The words caught his attention; bright and hopeful and confident, cutting through the dust of the Eavesdown Docks. The coveralled girl tossed him a sweet, sassy smile, twirling a bright parasol over one shoulder. "You're gonna come with us."

"Excuse me?"

"Y'like ships." She had a good soul, too sweet for the grime of the world around her. "Y'don't seem t'be lookin' at the destinations, whatcha care about is the ships, an' mine's the nicest." Pure love, extended back toward that well-worn Firefly.

More beat-up than some I've seen. But he couldn't deny that it, like the girl, had a certain charm. "She don't look like much."

When the young lady spoke again, green eyes sparkled with mischief. And knowledge. "Well, she'll fool ya." The parasol twirled, a shimmering shine of color. "Y'ever sailed in a Firefly?"

Have I. Riding back to Osiris after the hit on – "Long before you were crawling. Not an R-3, though, didn't have the extenders. Tended to shake." Not the best he'd ever ridden. But he couldn't deny there was something about it that caught the imagination. Pricked the soul.

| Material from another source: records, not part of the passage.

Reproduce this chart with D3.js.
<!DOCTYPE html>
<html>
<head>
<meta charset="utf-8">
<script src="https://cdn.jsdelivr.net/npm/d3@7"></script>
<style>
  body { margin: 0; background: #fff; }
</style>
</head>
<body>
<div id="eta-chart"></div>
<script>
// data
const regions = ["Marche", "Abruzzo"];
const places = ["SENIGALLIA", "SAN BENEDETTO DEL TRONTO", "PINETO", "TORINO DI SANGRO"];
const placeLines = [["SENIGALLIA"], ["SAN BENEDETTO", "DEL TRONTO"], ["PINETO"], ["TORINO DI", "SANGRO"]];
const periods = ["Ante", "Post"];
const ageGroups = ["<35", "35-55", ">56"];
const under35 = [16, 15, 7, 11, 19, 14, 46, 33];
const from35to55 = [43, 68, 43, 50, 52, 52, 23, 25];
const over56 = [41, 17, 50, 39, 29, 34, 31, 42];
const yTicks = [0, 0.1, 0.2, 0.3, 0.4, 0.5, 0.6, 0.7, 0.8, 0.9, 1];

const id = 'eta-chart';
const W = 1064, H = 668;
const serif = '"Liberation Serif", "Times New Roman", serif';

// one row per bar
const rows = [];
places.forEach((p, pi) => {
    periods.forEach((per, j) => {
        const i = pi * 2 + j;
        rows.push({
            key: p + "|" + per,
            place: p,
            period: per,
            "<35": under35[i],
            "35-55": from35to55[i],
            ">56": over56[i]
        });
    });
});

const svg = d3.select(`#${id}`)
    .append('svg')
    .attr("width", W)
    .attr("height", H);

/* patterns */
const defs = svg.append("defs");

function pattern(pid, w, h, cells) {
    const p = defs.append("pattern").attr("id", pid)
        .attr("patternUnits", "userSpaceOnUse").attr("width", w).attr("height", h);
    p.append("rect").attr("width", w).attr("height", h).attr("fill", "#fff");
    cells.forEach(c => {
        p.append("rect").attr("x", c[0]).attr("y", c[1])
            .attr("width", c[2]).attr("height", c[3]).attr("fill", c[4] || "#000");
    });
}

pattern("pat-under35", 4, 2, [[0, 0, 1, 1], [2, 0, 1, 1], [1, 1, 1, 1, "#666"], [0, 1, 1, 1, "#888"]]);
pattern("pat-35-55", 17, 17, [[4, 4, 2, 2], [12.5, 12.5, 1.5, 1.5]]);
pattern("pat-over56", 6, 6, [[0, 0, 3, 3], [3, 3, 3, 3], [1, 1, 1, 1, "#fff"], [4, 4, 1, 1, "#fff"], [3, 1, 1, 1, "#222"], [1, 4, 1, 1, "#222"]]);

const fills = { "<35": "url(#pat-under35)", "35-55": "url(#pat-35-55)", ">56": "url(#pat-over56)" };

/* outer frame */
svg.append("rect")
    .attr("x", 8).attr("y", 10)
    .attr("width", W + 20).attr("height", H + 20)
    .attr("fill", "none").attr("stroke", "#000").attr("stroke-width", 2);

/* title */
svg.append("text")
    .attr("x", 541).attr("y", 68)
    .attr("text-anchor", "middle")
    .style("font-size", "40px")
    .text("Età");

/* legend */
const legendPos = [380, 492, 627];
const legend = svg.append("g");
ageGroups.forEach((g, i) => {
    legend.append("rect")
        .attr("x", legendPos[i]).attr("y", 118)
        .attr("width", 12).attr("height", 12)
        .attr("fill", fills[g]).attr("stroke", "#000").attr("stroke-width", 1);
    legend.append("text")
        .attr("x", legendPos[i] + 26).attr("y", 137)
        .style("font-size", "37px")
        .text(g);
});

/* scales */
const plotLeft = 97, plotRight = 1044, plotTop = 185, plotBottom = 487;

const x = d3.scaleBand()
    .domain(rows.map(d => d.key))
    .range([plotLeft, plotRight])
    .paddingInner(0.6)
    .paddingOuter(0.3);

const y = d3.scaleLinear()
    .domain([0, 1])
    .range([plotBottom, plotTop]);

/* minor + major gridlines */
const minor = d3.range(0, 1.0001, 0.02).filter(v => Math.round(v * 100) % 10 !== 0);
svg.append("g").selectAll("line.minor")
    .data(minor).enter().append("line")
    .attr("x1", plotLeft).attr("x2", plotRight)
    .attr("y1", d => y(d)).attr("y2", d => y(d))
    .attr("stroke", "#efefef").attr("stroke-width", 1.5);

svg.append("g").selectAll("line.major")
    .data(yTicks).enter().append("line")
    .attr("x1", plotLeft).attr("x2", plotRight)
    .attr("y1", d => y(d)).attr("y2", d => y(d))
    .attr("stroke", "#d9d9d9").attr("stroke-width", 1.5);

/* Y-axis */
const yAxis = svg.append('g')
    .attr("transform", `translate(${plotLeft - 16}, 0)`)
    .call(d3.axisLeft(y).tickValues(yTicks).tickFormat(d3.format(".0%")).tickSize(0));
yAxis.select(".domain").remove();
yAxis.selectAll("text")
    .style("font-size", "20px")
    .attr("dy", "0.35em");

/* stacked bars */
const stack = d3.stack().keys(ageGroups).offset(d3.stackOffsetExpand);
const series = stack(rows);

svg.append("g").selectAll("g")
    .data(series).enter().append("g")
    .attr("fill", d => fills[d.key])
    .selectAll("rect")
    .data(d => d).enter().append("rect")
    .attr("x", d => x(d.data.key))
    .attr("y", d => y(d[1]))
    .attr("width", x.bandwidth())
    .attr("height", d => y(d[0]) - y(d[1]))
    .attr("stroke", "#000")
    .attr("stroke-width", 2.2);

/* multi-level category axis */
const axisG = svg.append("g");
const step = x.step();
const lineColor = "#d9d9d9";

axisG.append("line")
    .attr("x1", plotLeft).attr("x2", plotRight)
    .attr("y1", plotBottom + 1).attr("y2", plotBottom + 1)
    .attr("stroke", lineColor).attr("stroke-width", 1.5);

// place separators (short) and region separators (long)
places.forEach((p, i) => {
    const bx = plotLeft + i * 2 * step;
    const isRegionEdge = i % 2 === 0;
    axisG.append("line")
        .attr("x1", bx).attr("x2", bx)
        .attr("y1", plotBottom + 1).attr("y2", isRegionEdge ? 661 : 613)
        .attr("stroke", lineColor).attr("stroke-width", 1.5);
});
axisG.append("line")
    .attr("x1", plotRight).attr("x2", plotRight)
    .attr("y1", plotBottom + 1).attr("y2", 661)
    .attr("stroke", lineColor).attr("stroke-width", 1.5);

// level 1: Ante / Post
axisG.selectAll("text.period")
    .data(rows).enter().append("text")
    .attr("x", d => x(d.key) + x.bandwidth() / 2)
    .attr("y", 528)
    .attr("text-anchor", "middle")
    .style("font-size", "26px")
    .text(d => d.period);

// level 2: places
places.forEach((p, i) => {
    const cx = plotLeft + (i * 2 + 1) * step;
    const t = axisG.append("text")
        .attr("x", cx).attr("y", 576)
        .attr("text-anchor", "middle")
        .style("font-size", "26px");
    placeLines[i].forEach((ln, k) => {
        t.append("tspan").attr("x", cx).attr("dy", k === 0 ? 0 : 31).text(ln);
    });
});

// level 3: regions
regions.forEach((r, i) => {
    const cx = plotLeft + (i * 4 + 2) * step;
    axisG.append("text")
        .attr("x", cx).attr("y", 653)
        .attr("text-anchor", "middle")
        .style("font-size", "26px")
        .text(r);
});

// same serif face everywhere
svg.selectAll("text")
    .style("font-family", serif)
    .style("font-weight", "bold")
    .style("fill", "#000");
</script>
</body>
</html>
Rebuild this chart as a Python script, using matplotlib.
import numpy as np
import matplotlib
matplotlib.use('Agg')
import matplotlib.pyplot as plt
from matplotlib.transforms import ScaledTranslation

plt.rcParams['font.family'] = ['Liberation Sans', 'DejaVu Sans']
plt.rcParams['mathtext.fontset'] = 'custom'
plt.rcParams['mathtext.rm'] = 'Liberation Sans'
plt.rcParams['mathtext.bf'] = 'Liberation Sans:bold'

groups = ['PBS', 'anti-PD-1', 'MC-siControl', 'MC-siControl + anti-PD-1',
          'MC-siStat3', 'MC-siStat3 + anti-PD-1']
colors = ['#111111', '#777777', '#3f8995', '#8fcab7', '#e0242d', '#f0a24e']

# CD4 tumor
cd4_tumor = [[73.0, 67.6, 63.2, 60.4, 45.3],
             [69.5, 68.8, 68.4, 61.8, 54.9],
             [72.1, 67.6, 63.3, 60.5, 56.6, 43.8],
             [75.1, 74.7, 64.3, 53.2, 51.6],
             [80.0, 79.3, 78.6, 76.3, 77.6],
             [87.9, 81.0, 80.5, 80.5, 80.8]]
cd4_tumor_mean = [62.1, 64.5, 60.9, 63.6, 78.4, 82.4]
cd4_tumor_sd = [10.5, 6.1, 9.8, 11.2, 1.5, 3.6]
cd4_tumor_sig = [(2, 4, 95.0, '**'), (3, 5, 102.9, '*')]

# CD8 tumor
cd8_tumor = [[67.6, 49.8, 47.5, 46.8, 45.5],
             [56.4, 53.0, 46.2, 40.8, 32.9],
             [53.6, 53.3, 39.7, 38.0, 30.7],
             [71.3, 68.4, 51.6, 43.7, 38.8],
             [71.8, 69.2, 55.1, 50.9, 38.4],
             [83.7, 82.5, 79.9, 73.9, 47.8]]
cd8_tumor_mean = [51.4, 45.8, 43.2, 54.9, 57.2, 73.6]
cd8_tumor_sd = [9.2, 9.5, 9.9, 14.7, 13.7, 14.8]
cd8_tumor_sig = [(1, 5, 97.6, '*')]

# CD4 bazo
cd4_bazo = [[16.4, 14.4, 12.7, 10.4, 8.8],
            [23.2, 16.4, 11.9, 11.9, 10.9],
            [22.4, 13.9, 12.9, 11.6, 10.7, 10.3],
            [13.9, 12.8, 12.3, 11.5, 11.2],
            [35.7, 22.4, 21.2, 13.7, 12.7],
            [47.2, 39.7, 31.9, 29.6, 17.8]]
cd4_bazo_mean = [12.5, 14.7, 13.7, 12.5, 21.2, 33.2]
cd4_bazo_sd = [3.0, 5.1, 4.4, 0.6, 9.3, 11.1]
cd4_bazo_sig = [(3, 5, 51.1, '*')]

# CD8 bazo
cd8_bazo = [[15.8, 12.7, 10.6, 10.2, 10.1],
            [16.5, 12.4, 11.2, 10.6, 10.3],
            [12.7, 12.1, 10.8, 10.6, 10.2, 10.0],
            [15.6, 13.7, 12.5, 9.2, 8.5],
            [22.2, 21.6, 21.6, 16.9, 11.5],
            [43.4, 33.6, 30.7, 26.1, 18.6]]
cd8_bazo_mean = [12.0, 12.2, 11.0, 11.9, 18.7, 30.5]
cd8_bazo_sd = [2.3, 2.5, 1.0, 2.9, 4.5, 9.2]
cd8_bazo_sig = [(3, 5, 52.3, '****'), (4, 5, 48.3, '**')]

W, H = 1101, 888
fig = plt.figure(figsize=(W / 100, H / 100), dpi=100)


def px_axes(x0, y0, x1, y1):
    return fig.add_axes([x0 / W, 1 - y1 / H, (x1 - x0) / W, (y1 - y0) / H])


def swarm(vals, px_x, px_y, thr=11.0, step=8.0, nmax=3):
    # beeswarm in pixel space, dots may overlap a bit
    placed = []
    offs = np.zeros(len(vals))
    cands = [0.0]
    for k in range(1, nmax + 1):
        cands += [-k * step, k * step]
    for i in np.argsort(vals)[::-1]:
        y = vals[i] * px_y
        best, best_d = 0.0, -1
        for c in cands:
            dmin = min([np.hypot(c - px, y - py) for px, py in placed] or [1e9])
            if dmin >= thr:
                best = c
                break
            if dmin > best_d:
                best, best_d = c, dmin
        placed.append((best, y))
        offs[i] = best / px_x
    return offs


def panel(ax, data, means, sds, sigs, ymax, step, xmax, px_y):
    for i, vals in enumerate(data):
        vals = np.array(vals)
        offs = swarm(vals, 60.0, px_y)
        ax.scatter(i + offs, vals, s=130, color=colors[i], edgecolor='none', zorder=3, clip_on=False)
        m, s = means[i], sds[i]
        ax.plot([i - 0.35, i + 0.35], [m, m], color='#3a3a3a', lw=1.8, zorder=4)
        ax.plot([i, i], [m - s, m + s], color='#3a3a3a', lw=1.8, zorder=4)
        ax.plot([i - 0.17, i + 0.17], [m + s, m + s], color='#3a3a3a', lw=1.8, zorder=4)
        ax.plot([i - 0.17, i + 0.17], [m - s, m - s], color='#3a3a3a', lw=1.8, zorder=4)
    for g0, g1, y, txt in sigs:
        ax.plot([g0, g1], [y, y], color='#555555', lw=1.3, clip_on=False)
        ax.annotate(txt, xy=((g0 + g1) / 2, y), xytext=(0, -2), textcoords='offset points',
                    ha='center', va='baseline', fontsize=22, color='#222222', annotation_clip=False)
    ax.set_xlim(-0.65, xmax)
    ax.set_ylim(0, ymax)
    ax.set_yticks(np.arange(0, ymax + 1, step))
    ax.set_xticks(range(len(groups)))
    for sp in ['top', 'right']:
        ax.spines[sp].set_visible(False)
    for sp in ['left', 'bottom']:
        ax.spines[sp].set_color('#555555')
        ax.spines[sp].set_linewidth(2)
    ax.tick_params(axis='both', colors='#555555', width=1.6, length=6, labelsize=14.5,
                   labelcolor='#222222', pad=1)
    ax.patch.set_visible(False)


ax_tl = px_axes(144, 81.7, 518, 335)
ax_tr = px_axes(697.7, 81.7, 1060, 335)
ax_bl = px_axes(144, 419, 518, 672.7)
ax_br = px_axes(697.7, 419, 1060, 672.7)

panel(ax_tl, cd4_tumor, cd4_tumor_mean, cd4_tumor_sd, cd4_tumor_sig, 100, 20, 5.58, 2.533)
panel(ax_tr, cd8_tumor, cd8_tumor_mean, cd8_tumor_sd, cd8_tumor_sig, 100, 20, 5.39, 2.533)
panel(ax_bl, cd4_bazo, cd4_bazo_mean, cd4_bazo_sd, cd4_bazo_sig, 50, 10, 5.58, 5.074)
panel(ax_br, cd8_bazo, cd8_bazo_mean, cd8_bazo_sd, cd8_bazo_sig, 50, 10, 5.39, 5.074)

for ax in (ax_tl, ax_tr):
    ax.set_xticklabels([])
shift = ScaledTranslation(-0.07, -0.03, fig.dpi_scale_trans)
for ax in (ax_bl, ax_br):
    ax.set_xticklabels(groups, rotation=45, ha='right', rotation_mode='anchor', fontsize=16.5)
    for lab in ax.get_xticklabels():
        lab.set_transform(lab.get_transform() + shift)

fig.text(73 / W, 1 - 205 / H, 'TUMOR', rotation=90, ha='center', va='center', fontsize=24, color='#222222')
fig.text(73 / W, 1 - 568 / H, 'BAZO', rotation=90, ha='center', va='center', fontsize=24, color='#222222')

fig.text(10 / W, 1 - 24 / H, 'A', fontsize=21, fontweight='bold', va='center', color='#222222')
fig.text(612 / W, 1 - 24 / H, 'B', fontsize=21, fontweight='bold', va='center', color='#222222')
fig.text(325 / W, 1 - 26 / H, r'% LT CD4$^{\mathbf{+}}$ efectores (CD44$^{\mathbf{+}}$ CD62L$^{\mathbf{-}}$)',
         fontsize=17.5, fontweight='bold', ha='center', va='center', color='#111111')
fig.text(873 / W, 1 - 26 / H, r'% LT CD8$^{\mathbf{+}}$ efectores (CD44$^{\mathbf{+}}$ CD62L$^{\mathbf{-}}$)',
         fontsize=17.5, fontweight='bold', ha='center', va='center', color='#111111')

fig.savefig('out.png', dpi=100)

Something he'd said had pleased the little mechanic; she approached, the oil on her clothes giving her away. "So, uh, how come y'don't care where you're goin'?"

"Because how you get there's the worthier part." It had taken him years to see that clear, after so long focused on the destination, on the end. On the target. But that doesn't matter now. The world had changed while he had, but they'd been changing in different directions.

She still twirled the parasol, smiling and gently curious. "Are you a missionary?"

He hadn't really thought about it. "I guess. I'm a Shepard, from the Southdown Abbey. Book. I'm called Book." She grinned sweetly, the callouses on her hand from a firm grip on tools. "Been out of the world for a spell. Like to walk it awhile. Maybe bring the Word to them as need it told."

"Well I'm Kaylee, and this here's Serenity."

And life started again, with the jolt of a reviving heart.